Solving a system of Vector Equations involving dot and cross products

Question

I have a following question on vector and would like to verify if my solution is correct or not .

Suppose $\vec{a}$ be non zero and $\vec{b}$ and a scalar $c$ be given, if point P with position vector $\vec{r}$ satisfies the equation

$\vec{a}.\vec{r} = c \ldots (1)$

and $\vec{a} \times \vec{r} = \vec{b} \ldots(2)$, find $\vec{r}$

Now, let $\displaystyle\vec{r_{p}}$ denote the vector component of $\vec{r}$ along $\vec{a}$ and

$\vec{r_{n}}$ denote vector component of $\vec{r}$ perpendicular to $\vec{a}$

So, $\vec{r_{p}}$ = $\dfrac{c\vec{a}}{\vec{a}.\vec{a}}$

$\vec{r_{n}}$ = $\vec{r}$ - $\vec{r_{p}}$,

Now $\vec{r_n}$ is perpendicular to $\vec{a}$ so by equation (2)

$\vec{r_{n}}$ is parallel to $\vec{b}$ , or

$\vec{r_{n}}$ = $\lambda \vec{b}$ , using this I get

$\vec{r}$ = $\dfrac{c\vec{a}}{\vec{a}.\vec{a}} + \lambda \vec{b}$,

Now using equation (2) gives me $\lambda = \frac{1}{\left|a\right|}$, hence

$\vec{r} = \dfrac{c\vec{a}}{\vec{a}.\vec{a}} + \dfrac{\vec{b}}{\left|a\right|}$

Is my solution correct?

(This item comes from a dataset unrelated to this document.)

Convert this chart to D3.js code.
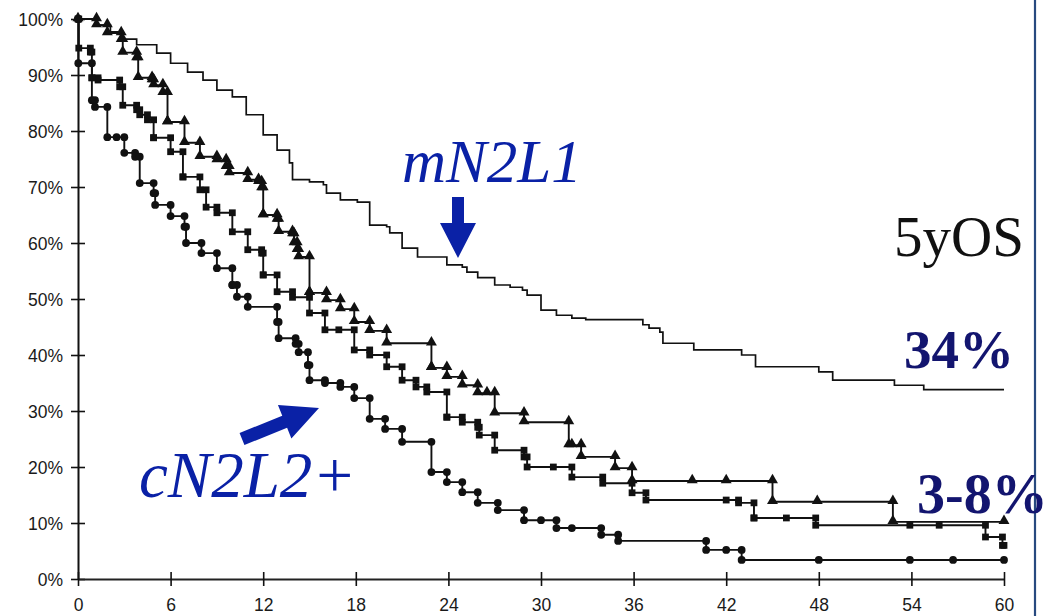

Can someone please check??

Thank you!!

Answer 1

Let$$r_1=\frac{(r.a)a}{\|a\|^2}\quad\text{and}\quad r_2=r-r_1.$$Then $r_1\perp r_2$ and $r=r_1+r_2$. Since you alredy know $r_1$, it remains to find $r_2$. Just take$$r_2=\frac{b\times a}{\|a\|^2}.$$This will work, because then\begin{align}a\times r&=a\times r_2\text{ (since $a$ and $r_1$ are parallel)}\\&=a\times\frac{b\times a}{\|a\|^2}\\&=\frac1{\|a\|^2}a\times(b\times a)\\&=\frac1{\|a\|^2}\bigl((a.a)b-(a.b)a\bigr)\\&=b.\end{align}

Answer 2

$\newcommand{\bbx}[1]{\,\bbox[15px,border:1px groove navy]{\displaystyle{#1}}\,} \newcommand{\braces}[1]{\left\lbrace\,{#1}\,\right\rbrace} \newcommand{\bracks}[1]{\left\lbrack\,{#1}\,\right\rbrack} \newcommand{\dd}{\mathrm{d}} \newcommand{\ds}[1]{\displaystyle{#1}} \newcommand{\expo}[1]{\,\mathrm{e}^{#1}\,} \newcommand{\ic}{\mathrm{i}} \newcommand{\mc}[1]{\mathcal{#1}} \newcommand{\mrm}[1]{\mathrm{#1}} \newcommand{\on}[1]{\operatorname{#1}} \newcommand{\pars}[1]{\left(\,{#1}\,\right)} \newcommand{\partiald}[3][]{\frac{\partial^{#1} #2}{\partial #3^{#1}}} \newcommand{\root}[2][]{\,\sqrt[#1]{\,{#2}\,}\,} \newcommand{\totald}[3][]{\frac{\mathrm{d}^{#1} #2}{\mathrm{d} #3^{#1}}} \newcommand{\verts}[1]{\left\vert\,{#1}\,\right\vert}$ In an above comment, user ${\tt @sato91}$ said that $\ds{\bbx{\vec{a} \perp \vec{b}}}$. Then, $\ds{\vec{r} \equiv \alpha\vec{a} + \beta\vec{b} + \gamma\vec{a}\times\vec{b}}$ and \begin{align} &\left\{\begin{array}{lclcl} \ds{c} & \ds{=} & \ds{\vec{a}\cdot\vec{r}} & \ds{=} & \ds{\alpha\,a^{2}} \\ \ds{\vec{b}} & \ds{=} & \ds{\vec{a}\times\vec{r}} & \ds{=} & \ds{\beta\,\vec{a}\times\vec{b} + \gamma\vec{a}\times\pars{\vec{a}\times\vec{b}} = \beta\,\vec{a}\times\vec{b} - \gamma\,a^{2}\,\vec{b}} \end{array}\right. \end{align}

• The first one $\ds{\implies \bbx{\alpha = {c \over a^{2}}}}$.
• The second one $$ \left\{\begin{array}{l} \ds{\vec{b}\cdot\vec{a}\times\vec{b} = \beta\pars{\vec{a}\times\vec{b}}^{2} \implies \bbx{\beta = 0}} \\ \ds{\vec{b}\cdot\vec{b} = b^{2} = -\gamma a^{2}b^{2} \implies \bbx{\gamma = -\,{1 \over a^{2}}}} \\ \mbox{} \end{array}\right. $$ $$ \mbox{Then,}\quad \bbx{\vec{r} = {c \over a^{2}}\vec{a} - {1 \over a^{2}}\vec{a}\times\vec{b}} \\ $$